When compared to SCRU128, ULID is simpler but less precisely ordered. SCRU128 is also 128-bit and timestamp-based, but it uses a 44-bit millisecond timestamp supplemented by a 28-bit sub-millisecond counter and 56 bits of randomness. This guarantees strict monotonic ordering even within the same millisecond, without the random-component increment approach of ULID's monotonic mode. For applications where absolute monotonic ordering is non-negotiable, SCRU128 provides a stronger guarantee. For general-purpose use where broader ecosystem adoption matters, ULID remains the more popular choice.

Code Examples

import { ulid } from 'ulid';
const id = ulid();
console.log(id); // 01ARZ3NDEKTSV4RRFFQ69G5FAV

Frequently Asked Questions

What is a ULID?

A ULID (Universally Unique Lexicographically Sortable Identifier) is a 128-bit identifier that combines a 48-bit millisecond timestamp with 80 bits of cryptographic randomness. ULIDs are designed to be a drop-in replacement for UUIDs while adding the benefit of lexicographic (alphabetical) sortability by creation time.

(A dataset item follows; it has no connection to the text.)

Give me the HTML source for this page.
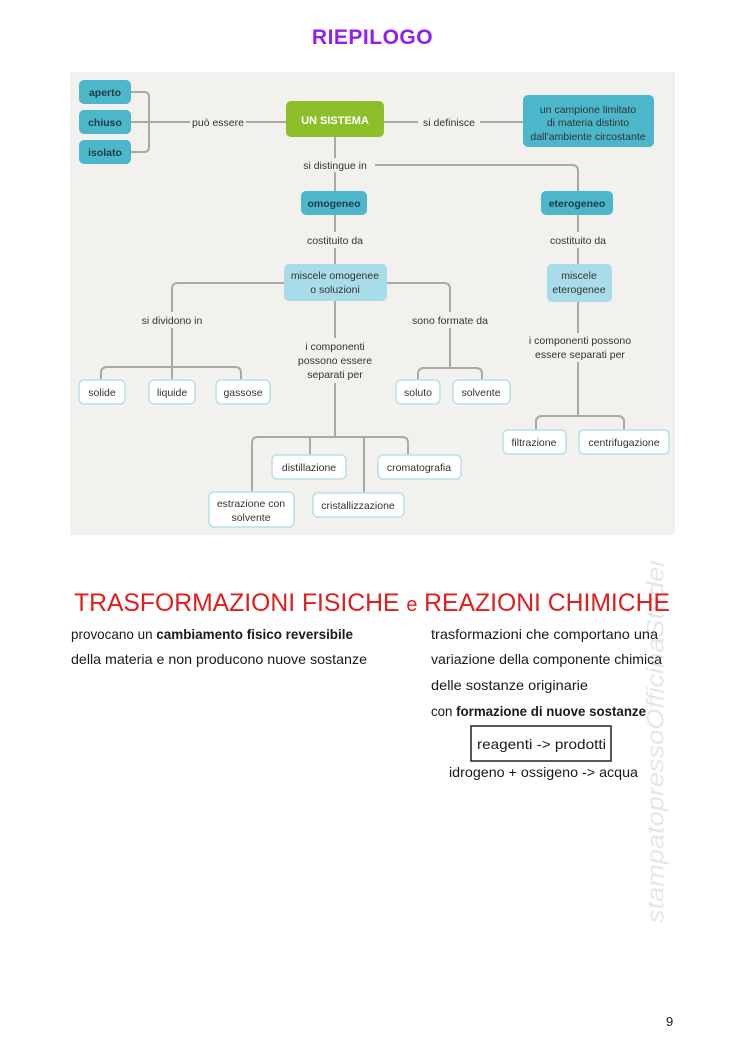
<!DOCTYPE html>
<html><head><meta charset="utf-8"><style>
html,body{margin:0;padding:0;background:#fff;}
body{width:745px;height:1053px;position:relative;overflow:hidden;font-family:"Liberation Sans",sans-serif;}
.t{position:absolute;white-space:nowrap;}
</style></head><body>
<div class="t" style="left:0;width:745px;text-align:center;top:26px;font-size:21px;font-weight:bold;color:#9020f0;letter-spacing:0.5px;">RIEPILOGO</div>
<svg style="position:absolute;left:0;top:0" width="745" height="560" font-family="Liberation Sans, sans-serif">
<rect x="70" y="72" width="605" height="463" fill="#f2f1ed"/>
<g stroke="#a9aaa6" stroke-width="2" fill="none">
<path d="M131 92 H144 Q149 92 149 97 V147 Q149 152 144 152 H131"/>
<path d="M131 122 H190 M246 122 H286"/>
<path d="M384 122 H418 M480 122 H523"/>
<path d="M335 137 V158 M335 172 V191"/>
<path d="M375 165 H572 Q578 165 578 171 V191"/>
<path d="M335 215 V232 M335 248 V264"/>
<path d="M578 215 V232 M578 248 V264"/>
<path d="M284 283 H178 Q172 283 172 289 V312 M172 328 V367"/>
<path d="M101 380 V373 Q101 367 107 367 H235 Q241 367 241 373 V380 M172 367 V380"/>
<path d="M387 283 H444 Q450 283 450 289 V312 M450 328 V368"/>
<path d="M418 380 V374 Q418 368 424 368 H476 Q482 368 482 374 V380"/>
<path d="M335 301 V338 M335 383 V437"/>
<path d="M252 492 V443 Q252 437 258 437 H402 Q408 437 408 443 V455 M310 437 V455 M364 437 V493"/>
<path d="M578 302 V333 M578 362 V416"/>
<path d="M536 430 V422 Q536 416 542 416 H618 Q624 416 624 422 V430"/>
</g>
<g fill="#4cb7cb">
<rect x="79" y="80" width="52" height="24" rx="5"/>
<rect x="79" y="110" width="52" height="24" rx="5"/>
<rect x="79" y="140" width="52" height="24" rx="5"/>
<rect x="523" y="95" width="131" height="52" rx="5"/>
<rect x="301" y="191" width="66" height="24" rx="5"/>
<rect x="541" y="191" width="72" height="24" rx="5"/>
</g>
<rect x="286" y="101" width="98" height="36" rx="5" fill="#8dbf2a"/>
<rect x="284" y="264" width="103" height="37" rx="5" fill="#a8dce8"/>
<rect x="547" y="264" width="65" height="38" rx="5" fill="#a8dce8"/>
<g fill="#fff" stroke="#b7e0e8" stroke-width="1.5">
<rect x="79" y="380" width="46" height="24" rx="5"/>
<rect x="149" y="380" width="46" height="24" rx="5"/>
<rect x="216" y="380" width="54" height="24" rx="5"/>
<rect x="396" y="380" width="44" height="24" rx="5"/>
<rect x="453" y="380" width="57" height="24" rx="5"/>
<rect x="503" y="430" width="63" height="24" rx="5"/>
<rect x="579" y="430" width="90" height="24" rx="5"/>
<rect x="272" y="455" width="74" height="24" rx="5"/>
<rect x="378" y="455" width="83" height="24" rx="5"/>
<rect x="209" y="492" width="85" height="35" rx="5"/>
<rect x="313" y="493" width="91" height="24" rx="5"/>
</g>
<g font-size="10.5" fill="#1e3a42" text-anchor="middle" font-weight="bold">
<text x="105" y="96">aperto</text><text x="105" y="126">chiuso</text><text x="105" y="156">isolato</text>
<text x="334" y="207">omogeneo</text><text x="577" y="207">eterogeneo</text>
</g>
<text x="335" y="124" font-size="11" font-weight="bold" fill="#fff" text-anchor="middle">UN SISTEMA</text>
<g font-size="10.5" fill="#333" text-anchor="middle">
<text x="218" y="126">può essere</text><text x="449" y="126">si definisce</text>
<text x="588" y="113">un campione limitato</text><text x="588" y="126">di materia distinto</text><text x="588" y="140">dall'ambiente circostante</text>
<text x="335" y="169">si distingue in</text>
<text x="335" y="244">costituito da</text><text x="578" y="244">costituito da</text>
<text x="335" y="279">miscele omogenee</text><text x="335" y="293">o soluzioni</text>
<text x="579" y="279">miscele</text><text x="579" y="293">eterogenee</text>
<text x="172" y="324">si dividono in</text><text x="450" y="324">sono formate da</text>
<text x="335" y="350">i componenti</text><text x="335" y="364">possono essere</text><text x="335" y="378">separati per</text>
<text x="580" y="344">i componenti possono</text><text x="580" y="358">essere separati per</text>
<text x="102" y="396">solide</text><text x="172" y="396">liquide</text><text x="243" y="396">gassose</text>
<text x="418" y="396">soluto</text><text x="481" y="396">solvente</text>
<text x="534" y="446">filtrazione</text><text x="624" y="446">centrifugazione</text>
<text x="309" y="471">distillazione</text><text x="419" y="471">cromatografia</text>
<text x="251" y="507">estrazione con</text><text x="251" y="521">solvente</text>
<text x="358" y="509">cristallizzazione</text>
</g>
</svg>
<svg style="position:absolute;left:0;top:560px" width="745" height="480" font-family="Liberation Sans, sans-serif">
<text x="657" y="-22" transform="rotate(-90 657 -22) translate(-385 0)" font-size="24" font-style="italic" fill="#e6e6e6" textLength="385" lengthAdjust="spacingAndGlyphs" dominant-baseline="middle">stampatopressoOfficinaStudenti</text>
<text x="74" y="51" font-size="25" fill="#e21d1d" textLength="596" lengthAdjust="spacingAndGlyphs">TRASFORMAZIONI FISICHE <tspan font-size="20">e</tspan> REAZIONI CHIMICHE</text>
<g font-size="14" fill="#1a1a1a">
<text x="71" y="79" textLength="282" lengthAdjust="spacingAndGlyphs">provocano un <tspan font-weight="bold">cambiamento fisico reversibile</tspan></text>
<text x="71" y="104" textLength="296" lengthAdjust="spacingAndGlyphs">della materia e non producono nuove sostanze</text>
<text x="431" y="79" textLength="227" lengthAdjust="spacingAndGlyphs">trasformazioni che comportano una</text>
<text x="431" y="104" textLength="231" lengthAdjust="spacingAndGlyphs">variazione della componente chimica</text>
<text x="431" y="130" textLength="157" lengthAdjust="spacingAndGlyphs">delle sostanze originarie</text>
<text x="431" y="156" textLength="215" lengthAdjust="spacingAndGlyphs">con <tspan font-weight="bold">formazione di nuove sostanze</tspan></text>
<rect x="471" y="166" width="140" height="35" fill="none" stroke="#222" stroke-width="1.5"/>
<text x="477" y="189" textLength="129" lengthAdjust="spacingAndGlyphs">reagenti -&gt; prodotti</text>
<text x="449" y="217" textLength="189" lengthAdjust="spacingAndGlyphs">idrogeno + ossigeno -&gt; acqua</text>
<text x="666" y="466" font-size="13">9</text>
</g>
</svg>
</body></html>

How does ULID differ from UUID?

While both ULID and UUID are 128-bit identifiers, ULIDs embed a timestamp that makes them naturally sortable by creation time, whereas UUID v4 values are entirely random. ULIDs also use a more compact Crockford Base32 encoding (26 characters) compared to UUID hex encoding (36 characters with hyphens).

Is ULID sortable by creation time?

Yes, ULIDs are lexicographically sortable by creation time. The first 10 characters of a ULID string encode the millisecond timestamp, so sorting ULIDs alphabetically also sorts them chronologically. This property makes ULIDs ideal for database primary keys and event logs where insertion order matters.

What encoding does ULID use?

ULID uses Crockford Base32 encoding, which represents the 128-bit value as a 26-character string using the digits 0-9 and uppercase letters excluding I, L, O, and U. This encoding is case-insensitive, avoids visually ambiguous characters, and is URL-safe without any special characters.

Can I extract the timestamp from a ULID?

Yes, the timestamp is encoded in the first 48 bits (10 characters) of a ULID and can be easily extracted. Most ULID libraries provide a built-in method to decode the creation timestamp as a Unix epoch millisecond value or a Date object, making ULIDs useful for auditing and debugging.